Pilgrim’s Pride Q4'24 Earnings: Strong Execution & Market Tailwinds Fuel Growth
- Hardik Shah
- Feb 13
- 3 min read
Updated: Feb 16

TLDR
Revenue & Profitability Surge: Pilgrim’s Pride reported Q4 revenue of $4.4 billion, with adjusted EBITDA climbing 69.9% YoY to $525.7 million.
Operational Excellence Drives Gains: U.S. fresh and prepared foods segments capitalized on strong chicken demand and cost efficiencies.
Strategic Investments & Future Growth: Expansion in Mexico and Europe, coupled with sustainability initiatives, position Pilgrim’s for long-term growth.
Financial Results
Pilgrim’s Pride Corporation (NASDAQ: PPC) is one of the world's leading food companies, specializing in fresh and prepared poultry products. The company operates in the U.S., Mexico, and Europe, supplying retail, foodservice, and quick-service restaurant (QSR) channels. Pilgrim’s leverages a diversified product portfolio across bird sizes and differentiated offerings to optimize performance amid changing market conditions.
Fourth Quarter 2024 Highlights
Revenue: $4.4 billion (-3.5% YoY)
Operating Income: $306.7 million (+66.4% YoY)
GAAP Net Income: $235.9 million (+75.7% YoY)
Adjusted EBITDA: $525.7 million (+69.9% YoY), 12.0% margin
EPS: GAAP EPS of $0.99 (+73.7% YoY), Adjusted EPS of $1.35
Full-Year 2024 Performance
Revenue: $17.9 billion (+3.0% YoY)
Adjusted EBITDA: $2.2 billion (+114.1% YoY), 12.4% margin
Net Income: $1.1 billion (+236% YoY)
Pilgrim’s improved profitability significantly due to lower input costs, strong chicken demand, and operational efficiencies across all regions.
Operational Performance
U.S. Segment
The U.S. division saw adjusted EBITDA margins reach 14.2%, driven by:
Strong seasonal demand for Big Bird, Case Ready, and Small Bird categories.
Improved commodity pricing and production efficiencies.
A 25% YoY growth in branded offerings under Just Bare® and Pilgrim’s®.
Expansion in digitally influenced sales (+30%), reflecting strong e-commerce traction.
CEO Fabio Sandri: “Our performance is a reflection of our diversified portfolio, our ability to work with key customers to unlock consumer value through differentiated offerings, and our continued emphasis on quality and service.”
Europe Segment
Europe delivered 9.3% EBITDA margins, benefiting from:
Manufacturing footprint optimization and back-office integration.
Strong growth in foodservice and branded categories (Fridge Raiders® and Rollover®).
Innovation partnerships with key customers, leading to multiple industry awards.
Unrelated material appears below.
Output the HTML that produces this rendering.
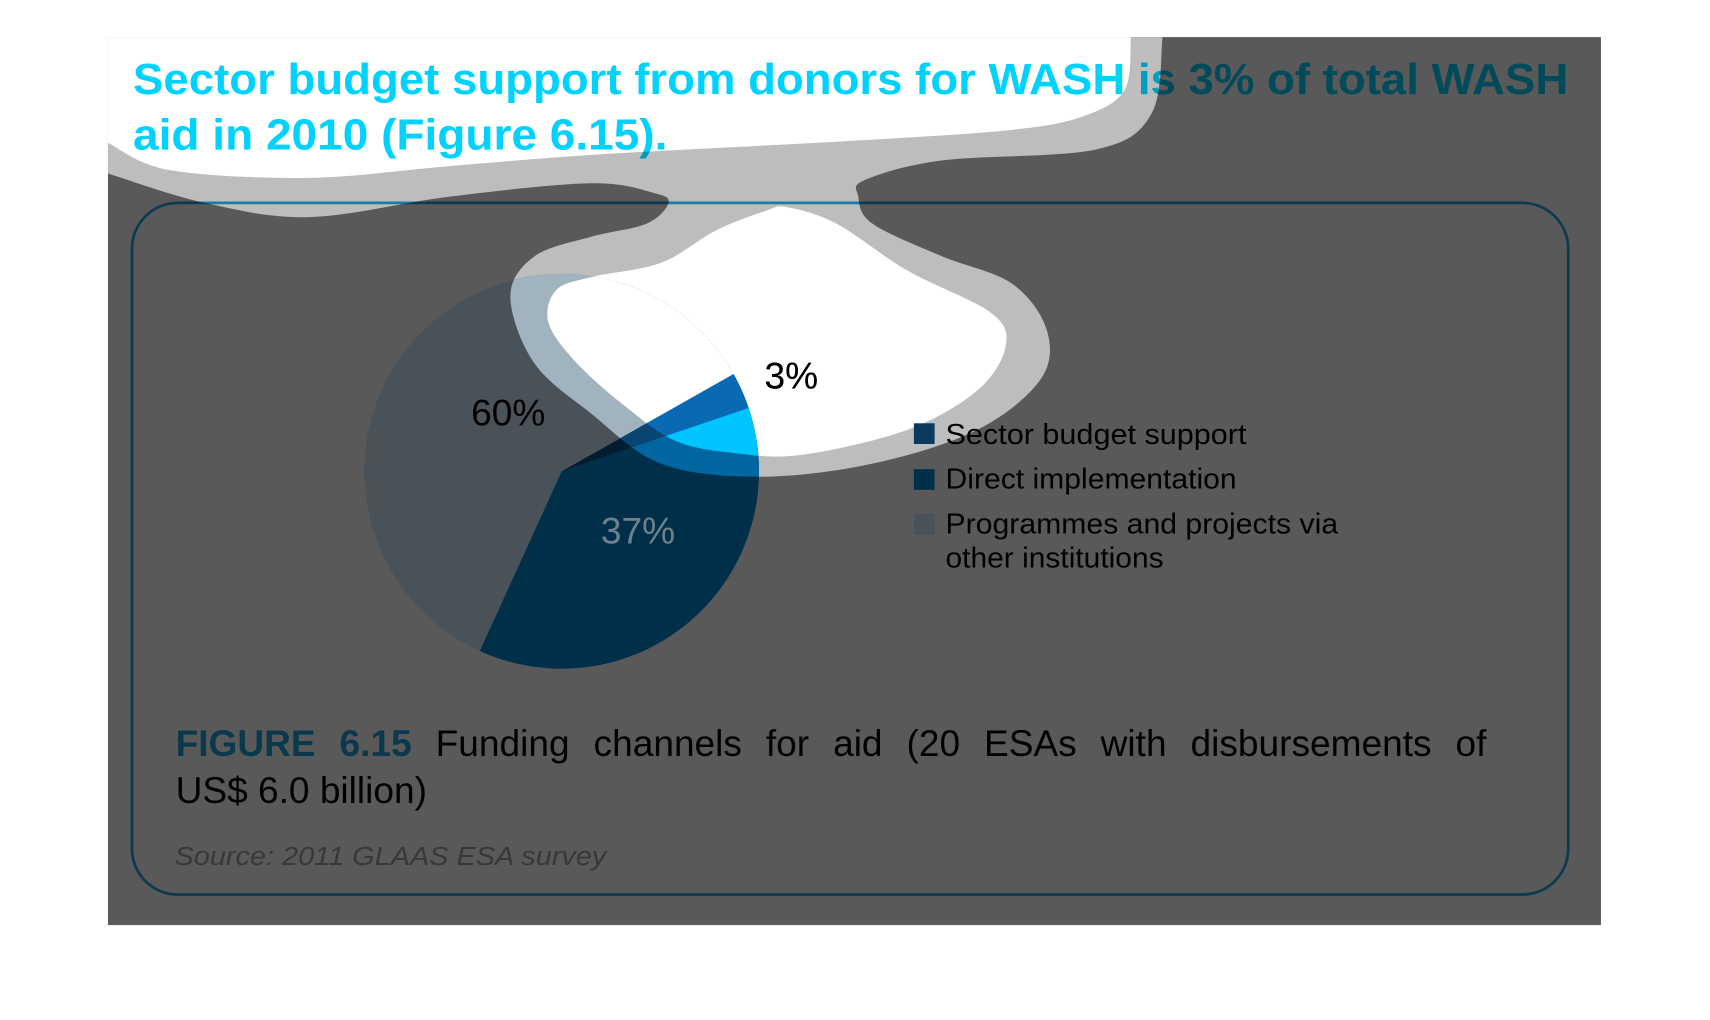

Sandri on Europe’s progress: “We launched new and innovative products that are growing ahead of the categories and helping our key customers to differentiate in the marketplace.”
Mexico Segment
Mexico’s EBITDA margin reached 7.4% in Q4, fueled by:
Higher commodity prices driving counter-seasonal strength.
Fresh branded products growing nearly 10% YoY.
Expansion of production at the Merida complex to meet rising demand.
Sandri on Mexico’s potential: “We are continuing to invest in capacity expansion and operational excellence to further cultivate profitable growth with key customers.”
Market Insights
Strong chicken demand persists in both retail and foodservice due to its affordability relative to beef and pork.
QSR and frozen poultry sales remain robust as consumers seek value-oriented meal solutions.
Export demand stabilizing, despite bird flu concerns in some U.S. regions.
Grain cost volatility: Lower soybean meal prices offset rising corn costs, reducing overall feed expenses.
Strategic Initiatives
Expansion in Mexico: Increasing capacity in Merida and Port of Anie to enhance fresh and prepared food production.
Sustainability Focus: Partnering with GreenGasUSA to convert methane into renewable natural gas.
Digital & E-commerce Growth: Strengthening online retail distribution to capitalize on rising demand for branded, value-added poultry.
Forward Guidance
Revenue Growth: Anticipating stable demand across all regions, with strong Q1 pricing trends in the U.S..
CapEx Plans: Targeting $450M-$500M in investments, with a focus on operational enhancements and customer partnerships.
Financial Outlook: Effective tax rate expected at ~25%; leverage remains low at 0.5x adjusted EBITDA.
The Bottom Line
Pilgrim’s Pride delivered a strong Q4 and FY 2024, benefiting from operational efficiencies, favorable market conditions, and a diversified product portfolio. With continued investments in Mexico, sustainability, and branded expansion, the company remains well-positioned for profitable growth in 2025.